Nous voyons en même temps la catastrophe se produire, et l’ignorance plus ou moins grande dans laquelle les personnages sont maintenus par la faute d’un seul
L’effet boule de neige de l’ouverture des horizons de Jean se déroule en parallèle de l’effondrement du cadre de vie de son enfance. Effondrement silencieux, car l’orgueil du père pousse ce dernier à tout faire pour garder intacte la façade des choses – quitte à ce qu’il ne reste que ça, une façade, sans rien derrière. Depuis notre point de vue de privilégiés d’une autre sorte, nous spectateurs voyons ainsi en même temps la catastrophe se produire, et l’ignorance plus ou moins grande dans laquelle les personnages sont maintenus par la faute d’un seul. L’aisance de Barbosa à jouer sur ces deux tableaux repose sur sa finesse d’observation des comportements des individus, et des rapports qu’ils entretiennent avec les gens qu’ils côtoient, les lieux qu’ils fréquentent. Par petites touches bien senties il construit un portrait de groupe d’une grande justesse, où chaque figure croisée se révèle marquante, et subtile ; de même Barbosa met en place une progression narrative à la fois ambitieuse et sans merci dans les vérités qu’elle expose.

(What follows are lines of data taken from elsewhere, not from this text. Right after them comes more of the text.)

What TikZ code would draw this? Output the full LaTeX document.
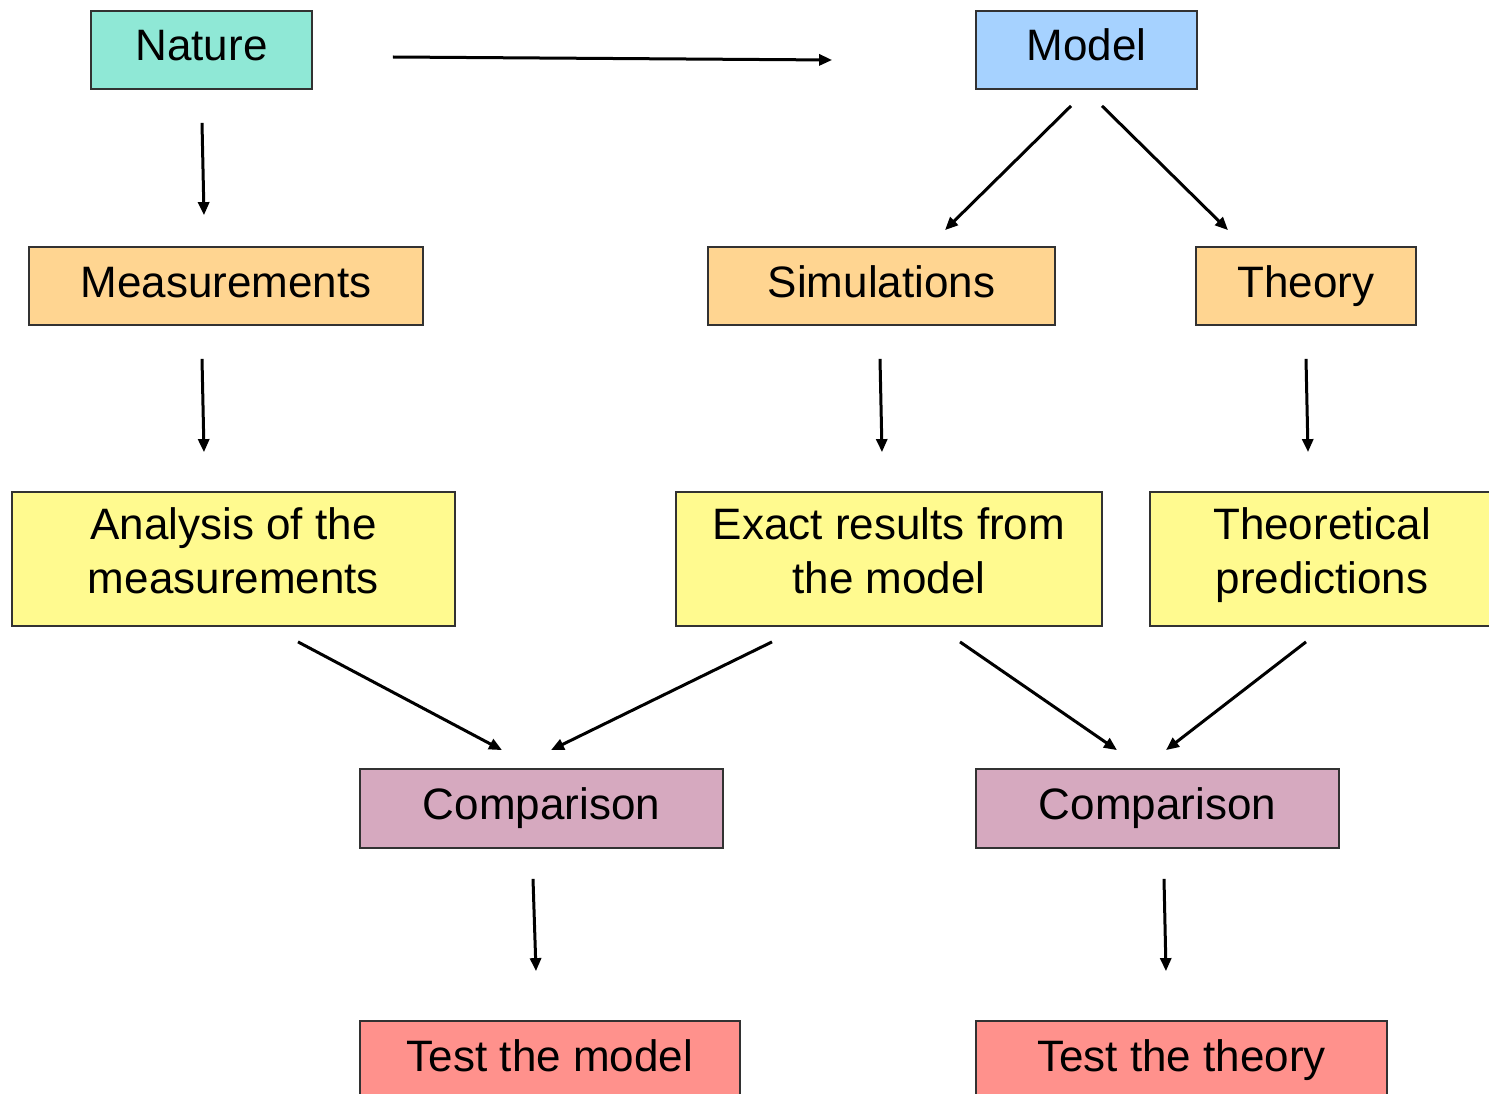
\documentclass[tikz,border=0pt]{standalone}
\usepackage{fontspec}
\setmainfont{Liberation Sans}
\usetikzlibrary{arrows.meta}
\definecolor{cnature}{RGB}{143,232,214}
\definecolor{cmodel}{RGB}{166,210,255}
\definecolor{corange}{RGB}{255,213,145}
\definecolor{cyellow}{RGB}{255,250,143}
\definecolor{ccomp}{RGB}{214,169,191}
\definecolor{ctest}{RGB}{255,145,140}
\definecolor{cborder}{RGB}{50,50,50}
\tikzset{
  box/.style={draw=cborder, line width=1.8pt, inner sep=0pt, anchor=center,
    font=\fontsize{44}{54}\selectfont, align=center},
  onebox/.style={box, text height=32pt, text depth=10pt},
  twobox/.style={box},
  arr/.style={line width=3pt, -{Triangle[length=13pt,width=11pt]}},
}
\newcommand{\mystruttop}{\rule{0pt}{32pt}}
\newcommand{\mystrutbot}{\rule[-18pt]{0pt}{18pt}}
\begin{document}
\begin{tikzpicture}[x=1pt,y=-1pt]
\useasboundingbox (0,0) rectangle (1489,1094);
\clip (0,0) rectangle (1489,1094);
\fill[white] (0,0) rectangle (1489,1094);

\node[onebox, fill=cnature, minimum width=221pt, minimum height=78pt] (nature) at (201.5,50) {Nature};
\node[onebox, fill=cmodel, minimum width=221pt, minimum height=78pt] (model) at (1086.5,50) {Model};

\node[onebox, fill=corange, minimum width=394pt, minimum height=78pt] (meas) at (226,286) {Measurements};
\node[onebox, fill=corange, minimum width=347pt, minimum height=78pt] (sim) at (881.5,286) {Simulations};
\node[onebox, fill=corange, minimum width=220pt, minimum height=78pt] (theory) at (1306,286) {Theory};

\node[twobox, fill=cyellow, minimum width=443pt, minimum height=134pt] (analysis) at (233.5,559) {\mystruttop Analysis of the\\measurements\mystrutbot};
\node[twobox, fill=cyellow, minimum width=426pt, minimum height=134pt] (exact) at (889,559) {\mystruttop Exact results from\\the model\mystrutbot};
\node[twobox, fill=cyellow, minimum width=344pt, minimum height=134pt] (theo) at (1322,559) {\mystruttop Theoretical\\predictions\mystrutbot};

\node[onebox, fill=ccomp, minimum width=363pt, minimum height=79pt] (compA) at (541.5,808.5) {Comparison};
\node[onebox, fill=ccomp, minimum width=363pt, minimum height=79pt] (compB) at (1157.5,808.5) {Comparison};

\node[onebox, fill=ctest, minimum width=380pt, minimum height=79pt] (testA) at (550,1060.5) {Test the model};
\node[onebox, fill=ctest, minimum width=411pt, minimum height=79pt] (testB) at (1181.5,1060.5) {Test the theory};

\draw[arr] ([shift={(80,7)}]nature.east) -- ([shift={(-143,10)}]model.west);
\draw[arr] ([shift={(0.5,33)}]nature.south) -- ([shift={(-22,-31)}]meas.north);
\draw[arr] ([shift={(-15.5,16)}]model.south) -- ([shift={(63.5,-16)}]sim.north);
\draw[arr] ([shift={(15.5,16)}]model.south) -- ([shift={(-78,-16)}]theory.north);
\draw[arr] ([shift={(-24,33)}]meas.south) -- ([shift={(-29.5,-39)}]analysis.north);
\draw[arr] ([shift={(-1.5,33)}]sim.south) -- ([shift={(-7,-39)}]exact.north);
\draw[arr] ([shift={(0,33)}]theory.south) -- ([shift={(-14,-39)}]theo.north);
\draw[arr] ([shift={(64.5,15)}]analysis.south) -- ([shift={(-39.5,-18)}]compA.north);
\draw[arr] ([shift={(-117,15)}]exact.south) -- ([shift={(9.5,-18)}]compA.north);
\draw[arr] ([shift={(71,15)}]exact.south) -- ([shift={(-40.5,-18)}]compB.north);
\draw[arr] ([shift={(-16,15)}]theo.south) -- ([shift={(8.5,-18)}]compB.north);
\draw[arr] ([shift={(-8.5,30)}]compA.south) -- ([shift={(-14,-49)}]testA.north);
\draw[arr] ([shift={(6.5,30)}]compB.south) -- ([shift={(-15.5,-49)}]testB.north);
\end{tikzpicture}
\end{document}
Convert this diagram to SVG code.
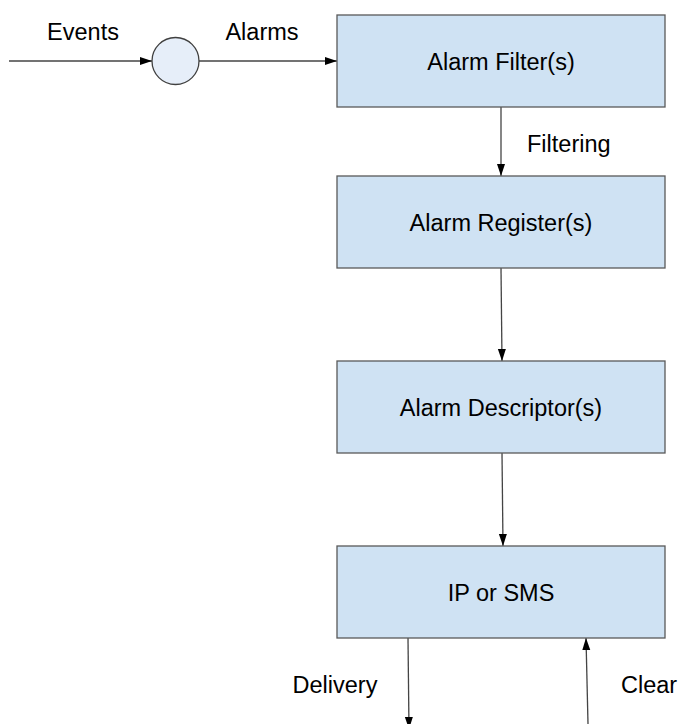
<svg xmlns="http://www.w3.org/2000/svg" width="679" height="724" viewBox="0 0 679 724">
<style>
.box{fill:#cfe2f3;stroke:#595959;stroke-width:1.3}
.circ{fill:#e6eef9;stroke:#404040;stroke-width:1.3}
.t{font-family:"Liberation Sans",Arial,sans-serif;font-size:23.5px;fill:#000}
.c{fill:none;stroke:#444;stroke-width:1.3;marker-end:url(#ah)}
</style>
<defs>
<marker id="ah" markerUnits="userSpaceOnUse" markerWidth="13" markerHeight="9" refX="12" refY="4" orient="auto">
<path d="M0,0 L12,4 L0,8 z" fill="#000"/>
</marker>
</defs>
<rect width="679" height="724" fill="#fff"/>
<g id="connectors">
<line class="c" x1="9" y1="61" x2="152" y2="61"/>
<line class="c" x1="199" y1="61" x2="337" y2="61"/>
<line class="c" x1="501" y1="107" x2="501" y2="176"/>
<line class="c" x1="501" y1="268" x2="502" y2="361"/>
<line class="c" x1="502" y1="453" x2="503" y2="546"/>
<line class="c" x1="408" y1="638" x2="409" y2="729"/>
<line class="c" x1="588" y1="724" x2="586" y2="638"/>
<text class="t" x="83" y="40" text-anchor="middle">Events</text>
<text class="t" x="262" y="40" text-anchor="middle">Alarms</text>
<text class="t" x="527" y="152">Filtering</text>
<text class="t" x="335" y="693" text-anchor="middle">Delivery</text>
<text class="t" x="621" y="693">Clear</text>
</g>
<g id="junction">
<circle class="circ" cx="175.5" cy="61" r="23.5"/>
</g>
<g id="alarm-filter">
<rect class="box" x="337" y="15" width="328" height="92"/>
<text class="t" x="501" y="69.5" text-anchor="middle">Alarm Filter(s)</text>
</g>
<g id="alarm-register">
<rect class="box" x="337" y="176" width="328" height="92"/>
<text class="t" x="501" y="230.5" text-anchor="middle">Alarm Register(s)</text>
</g>
<g id="alarm-descriptor">
<rect class="box" x="337" y="361" width="328" height="92"/>
<text class="t" x="501" y="415.5" text-anchor="middle">Alarm Descriptor(s)</text>
</g>
<g id="ip-sms">
<rect class="box" x="337" y="546" width="328" height="92"/>
<text class="t" x="501" y="600.5" text-anchor="middle">IP or SMS</text>
</g>
</svg>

Jean devra ainsi comprendre qu’il est devenu dans tous les domaines (les études, le désir, le mépris de classe) la copie conforme de son père, qu’il déteste pourtant, avant de pouvoir faire enfin les bons choix et remettre sa vie sur les bons rails. Nul doute que dans l’esprit de Felipe Barbosa, c’est là un exemple pour ce que le Brésil dans son ensemble devrait faire.
CASA GRANDE (Brésil, 2014), un film de Felipe Barbosa, avec Marcello Novaes, Suzana Pires, Thales Cavalcanti. Durée : 112 min. Sortie en France le 3 juin 2015.